- _Given exercise_:
Transcribe all of the material below word for word and leave out its pictures.

Start of Supplied data

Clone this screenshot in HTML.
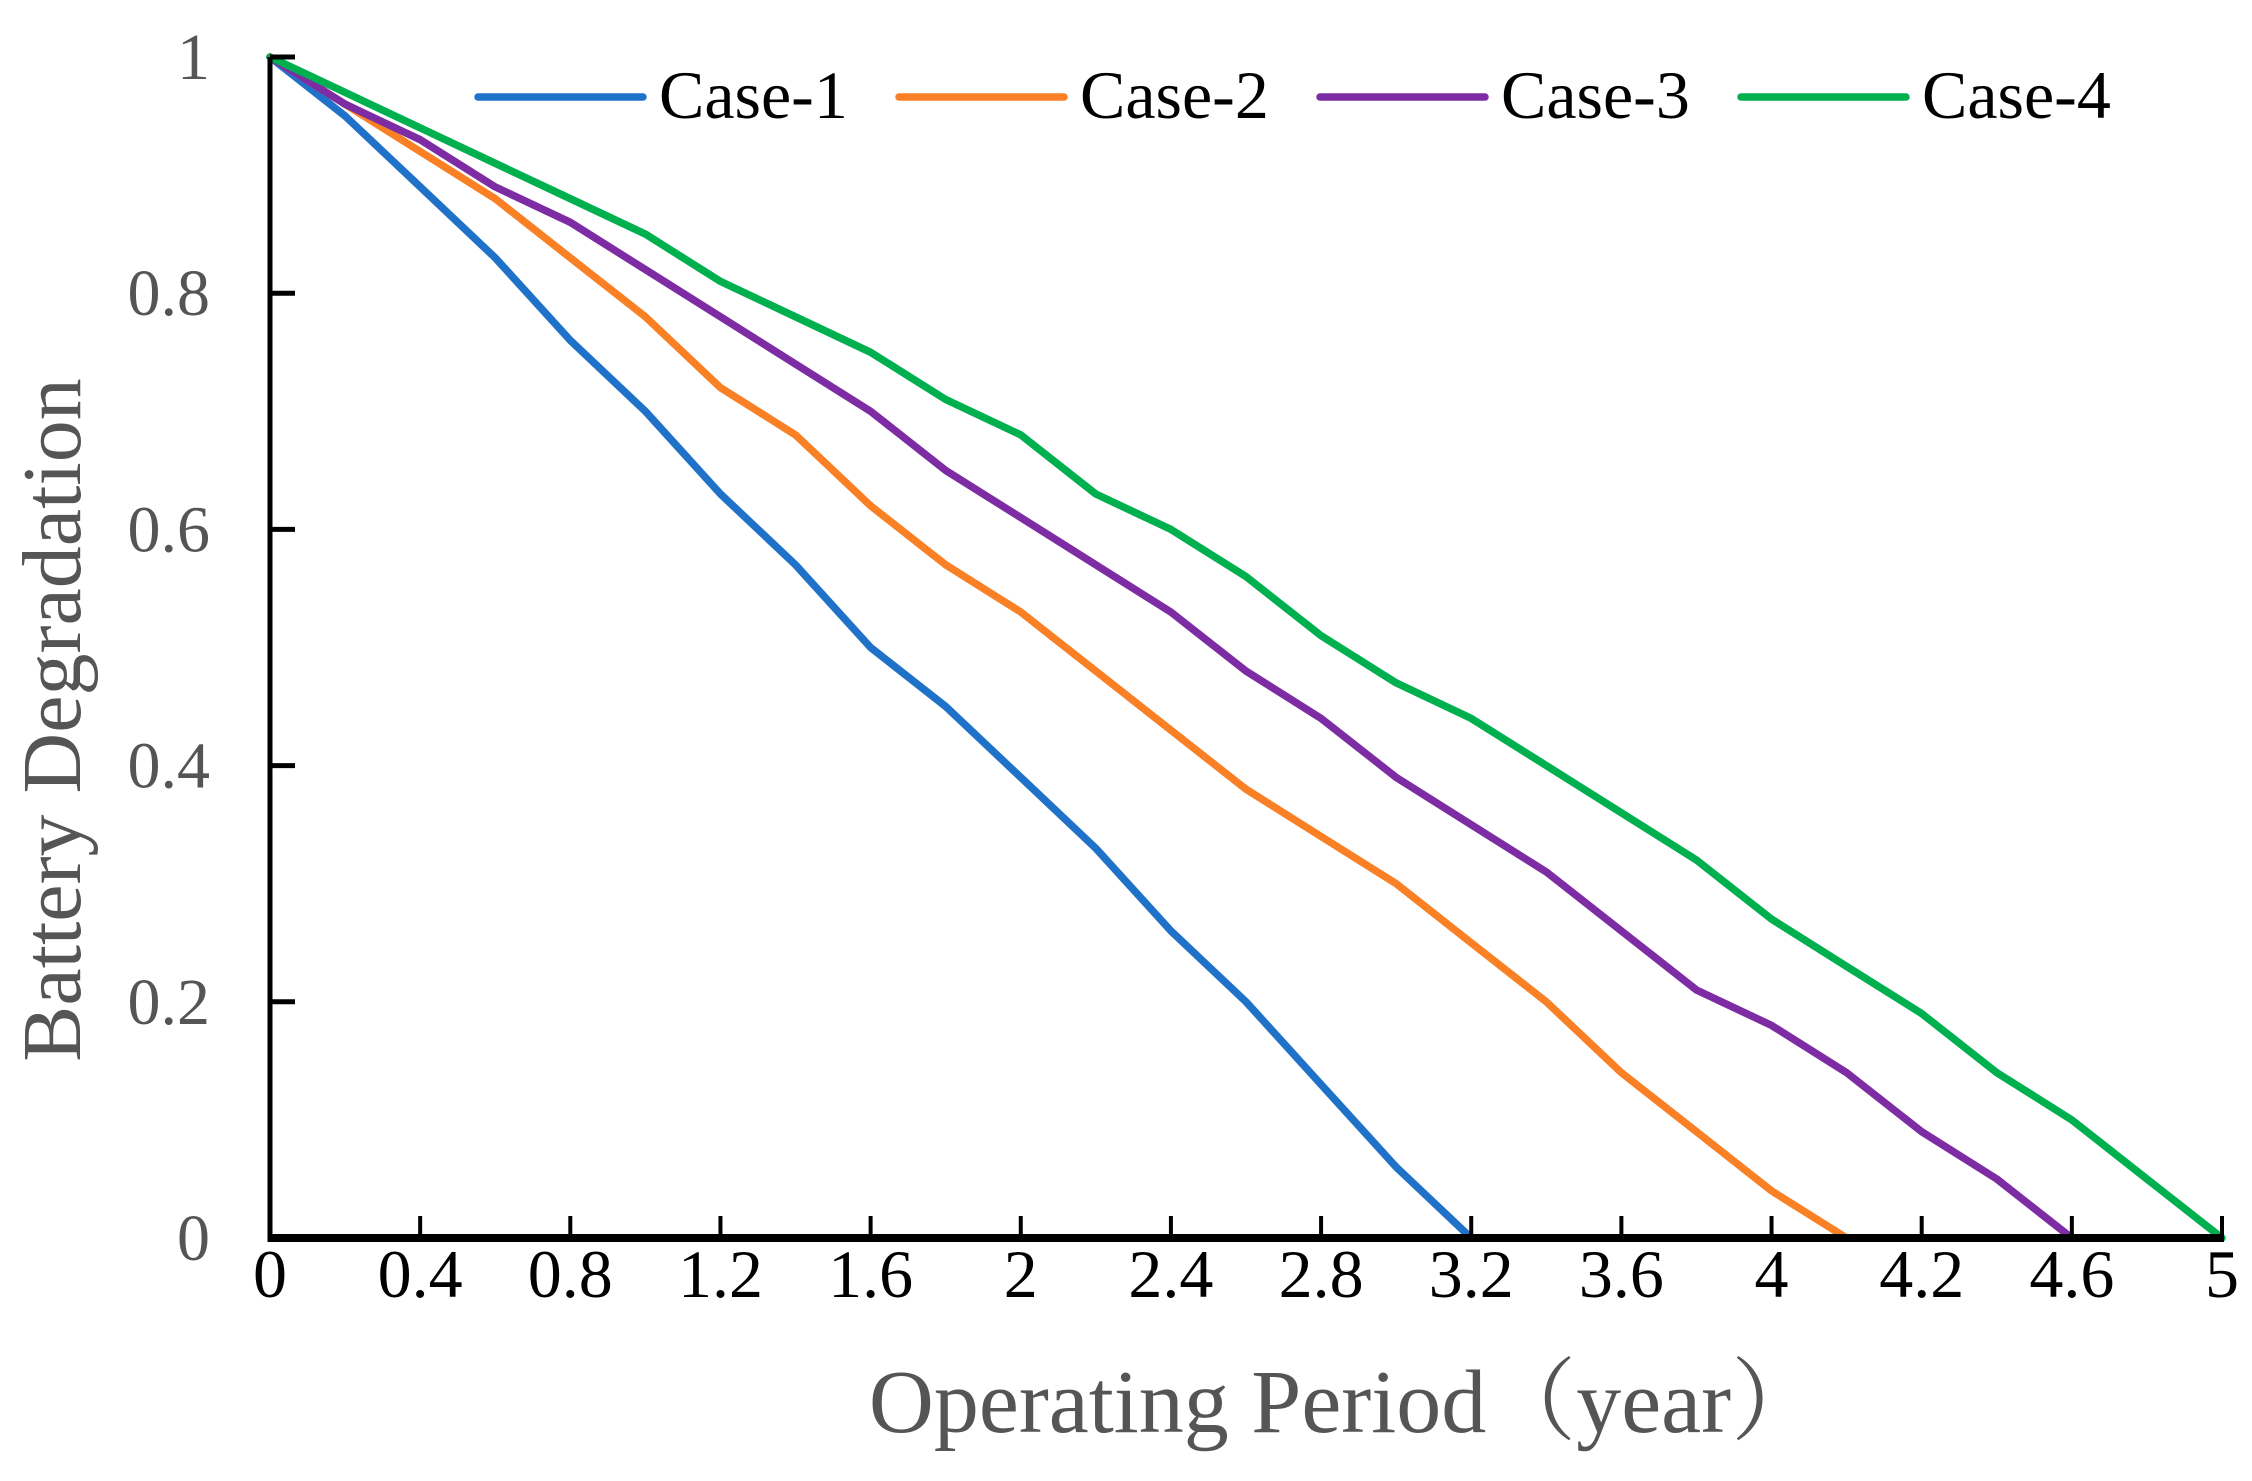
<!DOCTYPE html>
<html><head><meta charset="utf-8"><style>
html,body{margin:0;padding:0;background:#fff;}
svg{display:block;}
text{font-family:"Liberation Serif","Noto Serif CJK SC",serif;}
</style></head><body>
<svg id="chart" width="2252" height="1481" viewBox="0 0 2252 1481" xmlns="http://www.w3.org/2000/svg" font-family="Liberation Serif, Noto Serif CJK SC, serif"></svg>
<script>
const xTickLabels = ["0","0.4","0.8","1.2","1.6","2","2.4","2.8","3.2","3.6","4","4.2","4.6","5"];
const yTickValues = [0,0.2,0.4,0.6,0.8,1];
const yTickLabels = ["0","0.2","0.4","0.6","0.8","1"];
const seriesNames = ["Case-1","Case-2","Case-3","Case-4"];
const case1 = [1,0.95,0.89,0.83,0.76,0.70,0.63,0.57,0.50,0.45,0.39,0.33,0.26,0.20,0.13,0.06,0];
const case2 = [1,0.96,0.92,0.88,0.83,0.78,0.72,0.68,0.62,0.57,0.53,0.48,0.43,0.38,0.34,0.30,0.25,0.20,0.14,0.09,0.04,0];
const case3 = [1,0.96,0.93,0.89,0.86,0.82,0.78,0.74,0.70,0.65,0.61,0.57,0.53,0.48,0.44,0.39,0.35,0.31,0.26,0.21,0.18,0.14,0.09,0.05,0];
const case4 = [1,0.97,0.94,0.91,0.88,0.85,0.81,0.78,0.75,0.71,0.68,0.63,0.60,0.56,0.51,0.47,0.44,0.40,0.36,0.32,0.27,0.23,0.19,0.14,0.10,0.05,0];

const colors = ["#1f72c8","#f98024","#7d2ca3","#00b04f"];
const NS = "http://www.w3.org/2000/svg";
const svg = document.getElementById("chart");
const X0 = 270, X1 = 2222, Y0 = 1238, Y1 = 57;
const nT = xTickLabels.length - 1;
function xTick(i){ return X0 + (X1 - X0) * i / nT; }
function xPoint(k){ return xTick(k / 2); }
function yPos(v){ return Y0 - (Y0 - Y1) * v; }
function mk(tag, attrs, parent){
  const e = document.createElementNS(NS, tag);
  for (const k in attrs) e.setAttribute(k, attrs[k]);
  (parent || svg).appendChild(e);
  return e;
}

const allSeries = [case1, case2, case3, case4];
allSeries.forEach((s, si) => {
  const d = s.map((v, k) => (k ? "L" : "M") + xPoint(k).toFixed(1) + " " + yPos(v).toFixed(1)).join(" ");
  const p = mk("path", {d: d, fill: "none", stroke: colors[si], "stroke-width": 7.5, "stroke-linejoin": "round", "stroke-linecap": "round"});
  
  
});

const yAxis = mk("line", {x1: X0, y1: Y1, x2: X0, y2: Y0 + 4, stroke: "#000", "stroke-width": 5});


const xAxis = mk("line", {x1: X0 - 2, y1: Y0, x2: X1 + 2, y2: Y0, stroke: "#000", "stroke-width": 8});



xTickLabels.forEach((lab, i) => {
  const x = xTick(i);
  const t = mk("line", {x1: x, y1: Y0, x2: x, y2: Y0 - 22, stroke: "#000", "stroke-width": 4});
  
  
  const tx = mk("text", {x: x, y: 1297, "text-anchor": "middle", "font-size": 68, fill: "#000"});
  tx.textContent = lab;
  
  
});

yTickValues.forEach((v, i) => {
  const y = yPos(v);
  if (v > 0) {
    const t = mk("line", {x1: X0, y1: y, x2: X0 + 25, y2: y, stroke: "#000", "stroke-width": 5});
    
    
  }
  const tx = mk("text", {x: 210, y: y + 22, "text-anchor": "end", "font-size": 66, fill: "#555"});
  tx.textContent = yTickLabels[i];
  
  
});

const xt = mk("text", {x: 1345, y: 1432, "text-anchor": "middle", "font-size": 90, fill: "#555"});
xt.textContent = "Operating Period（year）";


const yt = mk("text", {x: 0, y: 0, "text-anchor": "middle", "font-size": 84, fill: "#555", transform: "translate(80 720) rotate(-90)"});
yt.textContent = "Battery Degradation";



seriesNames.forEach((n, i) => {
  const lx = 478 + i * 421;
  const g = mk("g", {});
  
  
  mk("line", {x1: lx, y1: 97, x2: lx + 165, y2: 97, stroke: colors[i], "stroke-width": 7.5, "stroke-linecap": "round"}, g);
  const t = mk("text", {x: lx + 181, y: 118, "font-size": 68, fill: "#000", "font-family": "Liberation Serif, serif"}, g);
  t.textContent = n;
});
</script>
</body></html>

End of Supplied data

- _Exercise response_:
Clone this screenshot in HTML.
<!DOCTYPE html>
<html><head><meta charset="utf-8"><style>
html,body{margin:0;padding:0;background:#fff;}
svg{display:block;}
text{font-family:"Liberation Serif","Noto Serif CJK SC",serif;}
</style></head><body>
<svg id="chart" width="2252" height="1481" viewBox="0 0 2252 1481" xmlns="http://www.w3.org/2000/svg" font-family="Liberation Serif, Noto Serif CJK SC, serif"></svg>
<script>
const xTickLabels = ["0","0.4","0.8","1.2","1.6","2","2.4","2.8","3.2","3.6","4","4.2","4.6","5"];
const yTickValues = [0,0.2,0.4,0.6,0.8,1];
const yTickLabels = ["0","0.2","0.4","0.6","0.8","1"];
const seriesNames = ["Case-1","Case-2","Case-3","Case-4"];
const case1 = [1,0.95,0.89,0.83,0.76,0.70,0.63,0.57,0.50,0.45,0.39,0.33,0.26,0.20,0.13,0.06,0];
const case2 = [1,0.96,0.92,0.88,0.83,0.78,0.72,0.68,0.62,0.57,0.53,0.48,0.43,0.38,0.34,0.30,0.25,0.20,0.14,0.09,0.04,0];
const case3 = [1,0.96,0.93,0.89,0.86,0.82,0.78,0.74,0.70,0.65,0.61,0.57,0.53,0.48,0.44,0.39,0.35,0.31,0.26,0.21,0.18,0.14,0.09,0.05,0];
const case4 = [1,0.97,0.94,0.91,0.88,0.85,0.81,0.78,0.75,0.71,0.68,0.63,0.60,0.56,0.51,0.47,0.44,0.40,0.36,0.32,0.27,0.23,0.19,0.14,0.10,0.05,0];

const colors = ["#1f72c8","#f98024","#7d2ca3","#00b04f"];
const NS = "http://www.w3.org/2000/svg";
const svg = document.getElementById("chart");
const X0 = 270, X1 = 2222, Y0 = 1238, Y1 = 57;
const nT = xTickLabels.length - 1;
function xTick(i){ return X0 + (X1 - X0) * i / nT; }
function xPoint(k){ return xTick(k / 2); }
function yPos(v){ return Y0 - (Y0 - Y1) * v; }
function mk(tag, attrs, parent){
  const e = document.createElementNS(NS, tag);
  for (const k in attrs) e.setAttribute(k, attrs[k]);
  (parent || svg).appendChild(e);
  return e;
}

const allSeries = [case1, case2, case3, case4];
allSeries.forEach((s, si) => {
  const d = s.map((v, k) => (k ? "L" : "M") + xPoint(k).toFixed(1) + " " + yPos(v).toFixed(1)).join(" ");
  const p = mk("path", {d: d, fill: "none", stroke: colors[si], "stroke-width": 7.5, "stroke-linejoin": "round", "stroke-linecap": "round"});
  
  
});

const yAxis = mk("line", {x1: X0, y1: Y1, x2: X0, y2: Y0 + 4, stroke: "#000", "stroke-width": 5});


const xAxis = mk("line", {x1: X0 - 2, y1: Y0, x2: X1 + 2, y2: Y0, stroke: "#000", "stroke-width": 8});



xTickLabels.forEach((lab, i) => {
  const x = xTick(i);
  const t = mk("line", {x1: x, y1: Y0, x2: x, y2: Y0 - 22, stroke: "#000", "stroke-width": 4});
  
  
  const tx = mk("text", {x: x, y: 1297, "text-anchor": "middle", "font-size": 68, fill: "#000"});
  tx.textContent = lab;
  
  
});

yTickValues.forEach((v, i) => {
  const y = yPos(v);
  if (v > 0) {
    const t = mk("line", {x1: X0, y1: y, x2: X0 + 25, y2: y, stroke: "#000", "stroke-width": 5});
    
    
  }
  const tx = mk("text", {x: 210, y: y + 22, "text-anchor": "end", "font-size": 66, fill: "#555"});
  tx.textContent = yTickLabels[i];
  
  
});

const xt = mk("text", {x: 1345, y: 1432, "text-anchor": "middle", "font-size": 90, fill: "#555"});
xt.textContent = "Operating Period（year）";


const yt = mk("text", {x: 0, y: 0, "text-anchor": "middle", "font-size": 84, fill: "#555", transform: "translate(80 720) rotate(-90)"});
yt.textContent = "Battery Degradation";



seriesNames.forEach((n, i) => {
  const lx = 478 + i * 421;
  const g = mk("g", {});
  
  
  mk("line", {x1: lx, y1: 97, x2: lx + 165, y2: 97, stroke: colors[i], "stroke-width": 7.5, "stroke-linecap": "round"}, g);
  const t = mk("text", {x: lx + 181, y: 118, "font-size": 68, fill: "#000", "font-family": "Liberation Serif, serif"}, g);
  t.textContent = n;
});
</script>
</body></html>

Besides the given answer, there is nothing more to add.